═════ Information shown
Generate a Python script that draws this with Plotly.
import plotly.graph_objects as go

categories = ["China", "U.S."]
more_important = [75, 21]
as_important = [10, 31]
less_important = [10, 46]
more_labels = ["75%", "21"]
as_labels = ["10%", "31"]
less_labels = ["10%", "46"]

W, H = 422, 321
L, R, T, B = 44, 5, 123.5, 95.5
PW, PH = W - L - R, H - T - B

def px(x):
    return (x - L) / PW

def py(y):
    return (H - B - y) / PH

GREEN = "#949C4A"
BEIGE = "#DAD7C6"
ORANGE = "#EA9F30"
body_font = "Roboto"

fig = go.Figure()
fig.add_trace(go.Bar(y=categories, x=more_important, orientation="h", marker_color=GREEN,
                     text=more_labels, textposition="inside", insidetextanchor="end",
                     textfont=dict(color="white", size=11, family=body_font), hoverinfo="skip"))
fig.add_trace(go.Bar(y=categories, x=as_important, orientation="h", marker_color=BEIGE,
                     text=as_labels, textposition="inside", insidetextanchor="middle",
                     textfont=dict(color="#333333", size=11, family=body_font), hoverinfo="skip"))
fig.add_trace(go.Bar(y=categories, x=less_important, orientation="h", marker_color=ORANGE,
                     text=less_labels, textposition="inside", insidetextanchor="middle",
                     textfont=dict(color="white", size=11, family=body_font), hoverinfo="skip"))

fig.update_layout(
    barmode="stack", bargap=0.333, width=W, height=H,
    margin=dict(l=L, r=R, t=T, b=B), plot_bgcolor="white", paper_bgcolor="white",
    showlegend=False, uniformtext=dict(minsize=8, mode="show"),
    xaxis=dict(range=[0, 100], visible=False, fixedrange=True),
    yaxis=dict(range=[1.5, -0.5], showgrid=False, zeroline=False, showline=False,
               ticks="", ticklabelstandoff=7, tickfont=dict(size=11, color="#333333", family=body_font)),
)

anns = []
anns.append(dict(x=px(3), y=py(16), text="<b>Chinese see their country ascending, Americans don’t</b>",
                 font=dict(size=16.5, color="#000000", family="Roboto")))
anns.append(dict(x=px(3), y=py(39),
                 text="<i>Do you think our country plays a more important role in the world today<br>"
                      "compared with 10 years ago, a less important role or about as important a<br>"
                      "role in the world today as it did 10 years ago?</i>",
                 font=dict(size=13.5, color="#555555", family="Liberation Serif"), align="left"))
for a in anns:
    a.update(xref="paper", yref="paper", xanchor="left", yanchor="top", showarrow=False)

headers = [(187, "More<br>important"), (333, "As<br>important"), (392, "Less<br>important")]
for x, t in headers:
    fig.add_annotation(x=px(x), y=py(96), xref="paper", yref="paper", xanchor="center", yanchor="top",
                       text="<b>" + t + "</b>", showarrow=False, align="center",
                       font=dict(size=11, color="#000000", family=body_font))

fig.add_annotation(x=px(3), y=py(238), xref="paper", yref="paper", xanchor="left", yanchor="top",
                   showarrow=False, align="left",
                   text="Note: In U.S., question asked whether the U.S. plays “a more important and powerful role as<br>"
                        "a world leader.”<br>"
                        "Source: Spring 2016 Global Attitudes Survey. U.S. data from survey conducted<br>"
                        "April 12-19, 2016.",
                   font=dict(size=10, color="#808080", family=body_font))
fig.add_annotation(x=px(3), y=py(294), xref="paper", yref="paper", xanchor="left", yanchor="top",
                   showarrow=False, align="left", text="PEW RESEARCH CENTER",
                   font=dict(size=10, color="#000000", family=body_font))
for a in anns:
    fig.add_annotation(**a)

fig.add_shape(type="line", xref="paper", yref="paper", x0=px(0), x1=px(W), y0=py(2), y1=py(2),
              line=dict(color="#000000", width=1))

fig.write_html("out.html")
══════════
Please print exactly what appears from the first line of the data through the line with "import plotly.graph_objects as go", including both of those lines and nothing past them.

**Written response:**
Generate a Python script that draws this with Plotly.
import plotly.graph_objects as go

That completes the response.